=== Task requirements ===
Reproduce the listing below in full and without alteration, apart from its pictures.

## Begin

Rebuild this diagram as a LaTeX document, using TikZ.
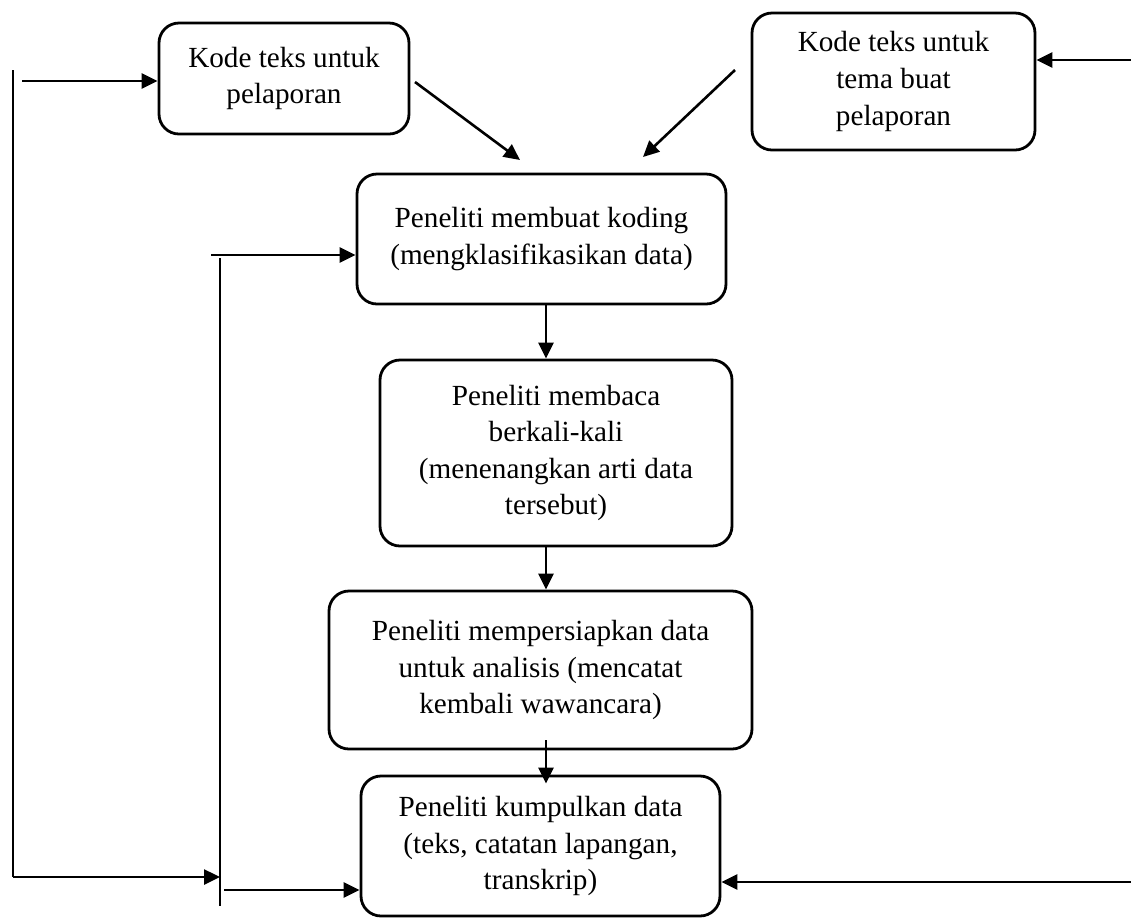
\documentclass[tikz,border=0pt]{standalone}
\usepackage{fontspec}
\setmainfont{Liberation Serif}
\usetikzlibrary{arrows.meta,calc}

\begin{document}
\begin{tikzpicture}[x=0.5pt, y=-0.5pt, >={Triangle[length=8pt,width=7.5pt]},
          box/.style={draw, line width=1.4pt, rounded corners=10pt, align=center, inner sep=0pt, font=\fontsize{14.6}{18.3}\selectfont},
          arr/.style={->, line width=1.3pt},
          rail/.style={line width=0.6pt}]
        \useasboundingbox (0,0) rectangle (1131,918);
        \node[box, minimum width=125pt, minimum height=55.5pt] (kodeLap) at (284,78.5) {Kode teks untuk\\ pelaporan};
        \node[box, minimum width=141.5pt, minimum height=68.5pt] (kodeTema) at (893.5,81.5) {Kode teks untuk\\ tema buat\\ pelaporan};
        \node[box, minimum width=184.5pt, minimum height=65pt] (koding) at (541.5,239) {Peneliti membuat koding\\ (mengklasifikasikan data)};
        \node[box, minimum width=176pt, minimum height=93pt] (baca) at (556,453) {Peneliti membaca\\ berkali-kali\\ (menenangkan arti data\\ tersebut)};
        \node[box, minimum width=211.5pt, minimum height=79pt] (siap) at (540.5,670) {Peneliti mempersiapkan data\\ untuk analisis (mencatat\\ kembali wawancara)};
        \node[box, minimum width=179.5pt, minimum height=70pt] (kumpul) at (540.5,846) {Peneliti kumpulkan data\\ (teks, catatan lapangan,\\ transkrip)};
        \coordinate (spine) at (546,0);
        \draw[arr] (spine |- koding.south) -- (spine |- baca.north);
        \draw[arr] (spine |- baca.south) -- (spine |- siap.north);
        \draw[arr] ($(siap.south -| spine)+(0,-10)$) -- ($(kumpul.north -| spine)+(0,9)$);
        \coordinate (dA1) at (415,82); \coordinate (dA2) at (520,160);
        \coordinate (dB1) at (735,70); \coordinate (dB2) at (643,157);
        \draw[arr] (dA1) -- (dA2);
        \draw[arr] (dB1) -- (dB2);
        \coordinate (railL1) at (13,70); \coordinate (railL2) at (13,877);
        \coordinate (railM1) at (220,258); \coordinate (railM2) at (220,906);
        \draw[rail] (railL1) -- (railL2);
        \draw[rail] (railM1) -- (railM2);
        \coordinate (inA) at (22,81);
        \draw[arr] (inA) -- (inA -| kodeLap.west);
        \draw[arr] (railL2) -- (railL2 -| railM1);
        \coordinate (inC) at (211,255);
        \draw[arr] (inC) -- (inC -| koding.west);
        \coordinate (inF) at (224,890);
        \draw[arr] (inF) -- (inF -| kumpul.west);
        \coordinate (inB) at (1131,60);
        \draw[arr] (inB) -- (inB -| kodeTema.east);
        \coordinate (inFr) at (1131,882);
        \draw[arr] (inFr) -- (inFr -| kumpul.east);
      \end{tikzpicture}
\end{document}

## End

=== Completed exercise ===
Rebuild this diagram as a LaTeX document, using TikZ.
\documentclass[tikz,border=0pt]{standalone}
\usepackage{fontspec}
\setmainfont{Liberation Serif}
\usetikzlibrary{arrows.meta,calc}

\begin{document}
\begin{tikzpicture}[x=0.5pt, y=-0.5pt, >={Triangle[length=8pt,width=7.5pt]},
          box/.style={draw, line width=1.4pt, rounded corners=10pt, align=center, inner sep=0pt, font=\fontsize{14.6}{18.3}\selectfont},
          arr/.style={->, line width=1.3pt},
          rail/.style={line width=0.6pt}]
        \useasboundingbox (0,0) rectangle (1131,918);
        \node[box, minimum width=125pt, minimum height=55.5pt] (kodeLap) at (284,78.5) {Kode teks untuk\\ pelaporan};
        \node[box, minimum width=141.5pt, minimum height=68.5pt] (kodeTema) at (893.5,81.5) {Kode teks untuk\\ tema buat\\ pelaporan};
        \node[box, minimum width=184.5pt, minimum height=65pt] (koding) at (541.5,239) {Peneliti membuat koding\\ (mengklasifikasikan data)};
        \node[box, minimum width=176pt, minimum height=93pt] (baca) at (556,453) {Peneliti membaca\\ berkali-kali\\ (menenangkan arti data\\ tersebut)};
        \node[box, minimum width=211.5pt, minimum height=79pt] (siap) at (540.5,670) {Peneliti mempersiapkan data\\ untuk analisis (mencatat\\ kembali wawancara)};
        \node[box, minimum width=179.5pt, minimum height=70pt] (kumpul) at (540.5,846) {Peneliti kumpulkan data\\ (teks, catatan lapangan,\\ transkrip)};
        \coordinate (spine) at (546,0);
        \draw[arr] (spine |- koding.south) -- (spine |- baca.north);
        \draw[arr] (spine |- baca.south) -- (spine |- siap.north);
        \draw[arr] ($(siap.south -| spine)+(0,-10)$) -- ($(kumpul.north -| spine)+(0,9)$);
        \coordinate (dA1) at (415,82); \coordinate (dA2) at (520,160);
        \coordinate (dB1) at (735,70); \coordinate (dB2) at (643,157);
        \draw[arr] (dA1) -- (dA2);
        \draw[arr] (dB1) -- (dB2);
        \coordinate (railL1) at (13,70); \coordinate (railL2) at (13,877);
        \coordinate (railM1) at (220,258); \coordinate (railM2) at (220,906);
        \draw[rail] (railL1) -- (railL2);
        \draw[rail] (railM1) -- (railM2);
        \coordinate (inA) at (22,81);
        \draw[arr] (inA) -- (inA -| kodeLap.west);
        \draw[arr] (railL2) -- (railL2 -| railM1);
        \coordinate (inC) at (211,255);
        \draw[arr] (inC) -- (inC -| koding.west);
        \coordinate (inF) at (224,890);
        \draw[arr] (inF) -- (inF -| kumpul.west);
        \coordinate (inB) at (1131,60);
        \draw[arr] (inB) -- (inB -| kodeTema.east);
        \coordinate (inFr) at (1131,882);
        \draw[arr] (inFr) -- (inFr -| kumpul.east);
      \end{tikzpicture}
\end{document}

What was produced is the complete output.